President’s Blog
Source of image: https://www.latestlaws.com/articles/rights-of-prisoners-against-custodial-torture-in-india-by-shivam-jasra/
In early August 2021, expressing serious concern over custodial torture and human rights violations by police, Chief Justice of India (CJI), NV Ramana, asked the National Legal Services Authority (NALSA) to undertake a “nationwide sensitisation” of police officers.
According to the CJI, “the threat to human rights and bodily integrity are the highest in Police Stations. Custodial torture and other police atrocities are problems that still prevail in our society… Going by the recent reports even the privileged are not spared third-degree treatment”.
It is a matter of shame that the CJI had to express these horrible revelations in what is widely tom-tommed as the world’s largest democracy.
According to the government’s own data, custodial torture is rampant in India. The Central Government had told Parliament last year that an average of almost five persons a day 1,697 died in custody (1,584 in judicial custody and 113 in police custody) across India between April 1, 2019, and March 31, 2020.
In a move aimed at checking police brutality, the Supreme Court had in December 2020 ordered the Centre, states, and union territories to install CCTVs with night vision cameras in each police station, including central probe agencies such as CBI, ED, NIA, etc. across India. However, the order was yet to be fully complied with.
The impunity with which the central government has acted on this issue prompted the CJI to say: “In spite of constitutional declarations and guarantees, lack of effective legal representation at the police stations is a huge detriment to arrested/detained persons. The decisions taken in these early hours will later determine the ability of the accused to defend himself”.
The police stations in free India have been no more humane than those in colonial times. A report by the National Campaign Against Torture (NCAT) – a platform for NGOs working on torture in India – has highlighted how torture continues to remain a favoured tool in the hands of the police to extract information and confessions, or sometimes just to victimise oppressed sections of society.
The ‘India: Annual Report on Torture 2019’ identified `15 trends of torture and impunity’ which reveal how torture has also become a systemic tool of oppression, extortion and silencing dissent. Further, it alleges that high levels of criminality exist within the police and amongst jail officials.

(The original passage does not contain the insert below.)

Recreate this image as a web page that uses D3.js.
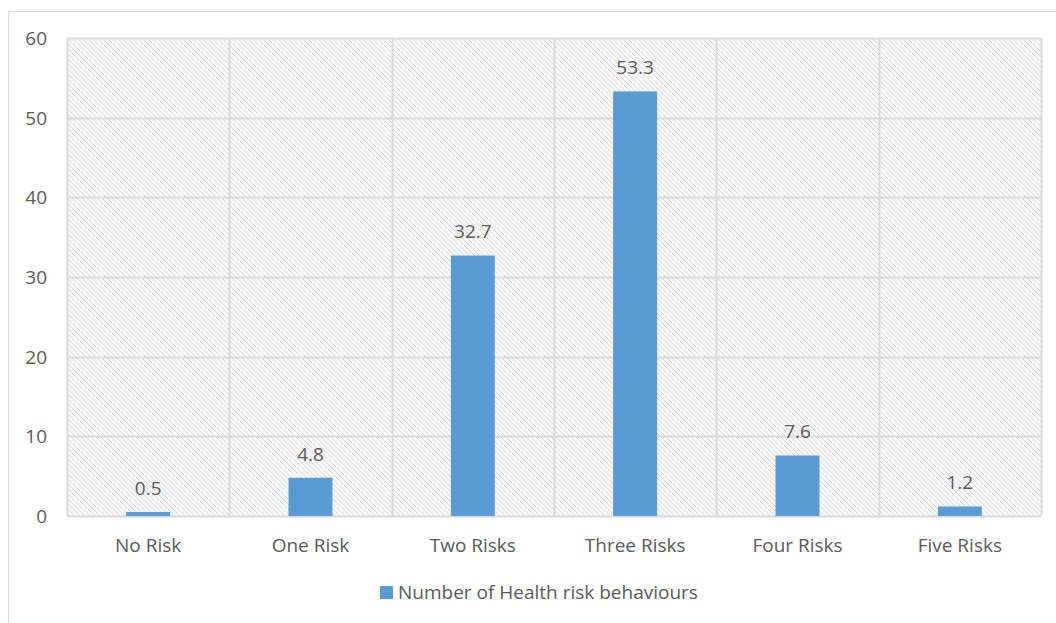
<!DOCTYPE html>
<meta charset="utf-8">
<script src="https://d3js.org/d3.v7.min.js"></script>
<style>
  body { margin: 0; background: #fff; }
  text { font-family: "Open Sans", sans-serif; fill: #595959; }
</style>
<div id="chart"></div>
<script>
  // data
  var categories = ["No Risk", "One Risk", "Two Risks", "Three Risks", "Four Risks", "Five Risks"];
  var values = [0.5, 4.8, 32.7, 53.3, 7.6, 1.2];
  var yTicks = [0, 10, 20, 30, 40, 50, 60];
  var seriesName = "Number of Health risk behaviours";

  var W = 1056, H = 623;
  var margin = {top: 38, right: 15, bottom: 107, left: 67},
      width = W - margin.left - margin.right,
      height = H - margin.top - margin.bottom;

  var svg = d3.select("#chart").append("svg")
      .attr("width", W).attr("height", H);

  // hatch pattern for plot background
  var defs = svg.append("defs");
  var pat = defs.append("pattern")
      .attr("id", "hatch")
      .attr("patternUnits", "userSpaceOnUse")
      .attr("width", 5).attr("height", 5);
  pat.append("rect").attr("width", 5).attr("height", 5).attr("fill", "#fafafa");
  pat.append("path")
      .attr("d", "M0,0 L5,5 M-1,4 L1,6 M4,-1 L6,1")
      .attr("stroke", "#d8d8d8").attr("stroke-width", 1);

  // outer chart border
  svg.append("rect")
      .attr("x", 8.5).attr("y", 11.5)
      .attr("width", W + 20).attr("height", H + 20)
      .attr("fill", "none").attr("stroke", "#d9d9d9");

  var g = svg.append("g")
      .attr("transform", "translate(" + margin.left + "," + margin.top + ")");

  var x = d3.scaleBand().domain(categories).range([0, width]).paddingInner(0).paddingOuter(0);
  var y = d3.scaleLinear().domain([0, 60]).range([height, 0]);

  g.append("rect")
      .attr("width", width).attr("height", height)
      .attr("fill", "url(#hatch)");

  // horizontal gridlines
  g.selectAll(".hgrid").data(yTicks).enter().append("line")
      .attr("x1", 0).attr("x2", width)
      .attr("y1", d => Math.round(y(d)) + 0.5).attr("y2", d => Math.round(y(d)) + 0.5)
      .attr("stroke", "#d9d9d9").attr("stroke-width", 2);

  // vertical gridlines at category boundaries
  var bounds = categories.map(c => x(c)).concat([width]);
  g.selectAll(".vgrid").data(bounds).enter().append("line")
      .attr("x1", d => Math.round(d) + 0.5).attr("x2", d => Math.round(d) + 0.5)
      .attr("y1", 0).attr("y2", height)
      .attr("stroke", "#d9d9d9").attr("stroke-width", 2);

  // bars
  var barW = 44;
  g.selectAll(".bar").data(values).enter().append("rect")
      .attr("x", (d, i) => x(categories[i]) + x.bandwidth() / 2 - barW / 2)
      .attr("y", d => y(d))
      .attr("width", barW)
      .attr("height", d => height - y(d))
      .attr("fill", "#5b9bd5");

  // data labels
  g.selectAll(".lbl").data(values).enter().append("text")
      .attr("x", (d, i) => x(categories[i]) + x.bandwidth() / 2)
      .attr("y", d => y(d) - 17)
      .attr("text-anchor", "middle")
      .style("font-size", "19px")
      .text(d => d);

  // y axis labels
  g.selectAll(".ytick").data(yTicks).enter().append("text")
      .attr("x", -20)
      .attr("y", d => y(d) + 7)
      .attr("text-anchor", "end")
      .style("font-size", "19px")
      .text(d => d);

  // x axis labels
  g.selectAll(".xtick").data(categories).enter().append("text")
      .attr("x", d => x(d) + x.bandwidth() / 2)
      .attr("y", height + 36)
      .attr("text-anchor", "middle")
      .style("font-size", "19px")
      .text(d => d);

  // legend
  var leg = svg.append("g").attr("transform", "translate(380,586)");
  leg.append("rect").attr("width", 13).attr("height", 13).attr("fill", "#5b9bd5");
  leg.append("text").attr("x", 18).attr("y", 13)
      .style("font-size", "19px")
      .text(seriesName);
</script>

Drawing from the past, the report said with respect to the death of 500 persons remanded to police custody by court between 2005-18, 281 cases were registered and 54 policemen were chargesheeted, but not one has been convicted so far.
The report detailed that various types of torture are freely used from acts like slapping, kicking with boots, beating with sticks, pulling hair, torture also includes barbaric methods like hammering iron nails in the body, applying roller on legs and burning), and ‘falanga’ or beating with sticks on the soles. Sometimes, the police and jail staff even go to the extent of stabbing people with a screwdriver or giving electric shock. Often, private parts of the victims are also targeted. Most victims were from poor and marginalised sections and were targeted because of their socio-economic status. A large number of women are regularly physically and sexually targeted in police stations. The report also revealed that the Indian Army and Central Armed Forces deployed in the insurgency affected areas and the border areas use torture.
Despite the large number of cases of torture being reported each year, the Government of India has not yet ratified the United Nations Convention against Torture (UNCAT). It has neither enacted a national law against torture despite the Law Commission of India submitting the draft Prevention of Torture Bill, 2017 for enactment by the parliament in October 2017.
It is also a fact that the refusal of the Supreme Court, in its judgment of September 2019, to issue directions to the Centre to enact a national anti-torture law has further emboldened the government to not ratify the UNCAT. If the CJI’s proposal for a nation-wide sensitisation is not be construed as a half-hearted attempt to rescue the credibility of the security apparatus, then many more things need to be done.
What all this shows and what the CJI has failed to mention is that the security apparatus of India such as police stations, detention centres and jails have retained their colonial attributes since the ruling establishment preferred to continue with the same legislative framework and criminal procedure codes that the British colonialists left behind. The ruling circles need this oppressive apparatus to silence critics and threaten vulnerable sections of the people from demanding their rights. Even the judiciary, which has often made statements about upholding the rights of people, has remained powerless in eliminating the medieval barbarity of custodial torture. This is a stark illustration of the complete marginalisation of the people in the present political process which does not provide them with any mechanism to challenge the arbitrary acts of the ruling establishment.
It is imperative that India ratifies the UNCAT and enacts a law in conformity with the UN Convention. But that by itself does not guarantee an end to arbitrary rule. For putting an end to custodial torture, the entire barbaric security apparatus has to be dismantled. Laws which provide impunity to the government to arrest people without proper evidence should be annulled forthwith. Mechanisms for Constitutional guarantees against arbitrary arrests and custodial torture should be set up.